Meeting with Aletta Jacobs, the delegation decided to split up with Ramondt-Hirschmann and Schwimmer approaching the German Foreign Minister Gottlieb von Jagow, while Balch and Macmillan spoke with the Lord President of the Council Crewe, who was acting British Foreign Secretary. Von Jagow did not see any practical result, but agreed that Germany was not opposed to neutral mediation. Lord Crewe refused to "accept" a proposal, stating only that Britain would not place obstacles to such a meeting or object to a conference if it actually came to fruition. Armed with these statements, Schwimmer secured a promise from Wallenberg that he would present the plan to the Swedish Cabinet. In the meantime, while the delegates were abroad, Aletta Jacobs was putting pressure on the Dutch Prime Minister Pieter Cort van der Linden to host the conference at the Hague. Van der Linden wanted assurances that President Woodrow Wilson would favor conference and sent Jacobs on an official inquiry mission. They were unable to persuade Wilson to act and it would not be until the war had ended that the conference for the League of Nations would occur.

left to right: Catherine E. Marshall, Sir George Paish, Jane Addams, Cor. Ramondt-Hirschmann, Jeanne Melin – Emergency Peace Conference at the Hague "Conference for a New Peace" in 1922

In 1919, Ramondt-Hirschmann traveled with Jacobs and Mien van Wulfften Palthe to the ICWPP meeting in Zürich, where the organization changed its name to the Women's International League for Peace and Freedom (WILPF).
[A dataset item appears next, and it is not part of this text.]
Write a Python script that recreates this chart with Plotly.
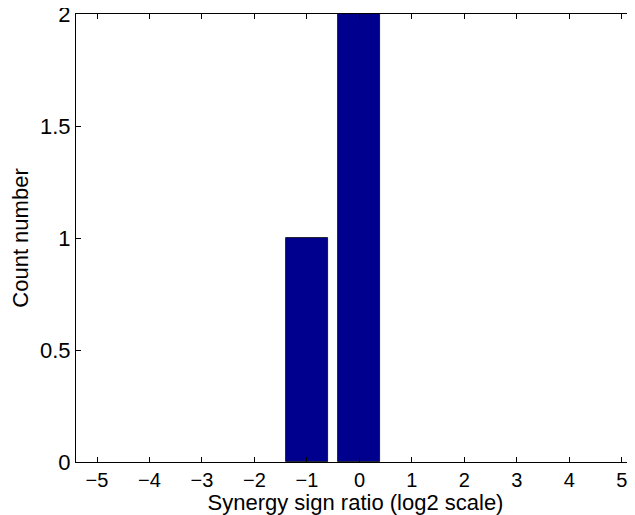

Ramondt-Hirschmann became the international secretary of the WILPF in 1921; she would serve as secretary or adjoint secretary until 1936. She divorced her husband on 27 December 1923, gaining custody of her daughter. Between 1924 and 1926, she toured various cities in the United States, making speeches about peace, while her daughter was completing post graduate work at Bryn Mawr College. Between 1927 and 1930, she served as the General Secretary of the Dutch Theosophical Society, attending meetings abroad. In 1934, she and her daughter moved to Hilversum, where Sophie was employed as an educator. That same year, Ramondt-Hirschmann organized a silent demonstration for peace, known as the Women's Peace Walk. Demonstrators marched through The Hague and repeated the protest annually on May 18 until 1940.

In 1935, Ramondt-Hirschmann took part in the protest against the group arrests of political dissidents by the Nazis. Between 1935 and 1937, she served as one of the three international co-chairs of the WILPF. During 1936, she served on the Supervisory Board of the Central Peace Bureau and began her participation in collecting relief funds for those in need due to the Spanish Civil War. In 1938, she returned to The Hague and lived there until the German invasion of the Netherlands, when she returned to Hilversum to live with her daughter and retired from peace work.

==Death and legacy==
Ramondt-Hirschmann died on 20 November 1957 at her daughter's home in Hilversum. She was one of the most noted women in the feminist pacifist movement of the first half of the twentieth century. She believed that women's participation in international politics would bring a sense of humanity to governance, and thus, their involvement was crucial.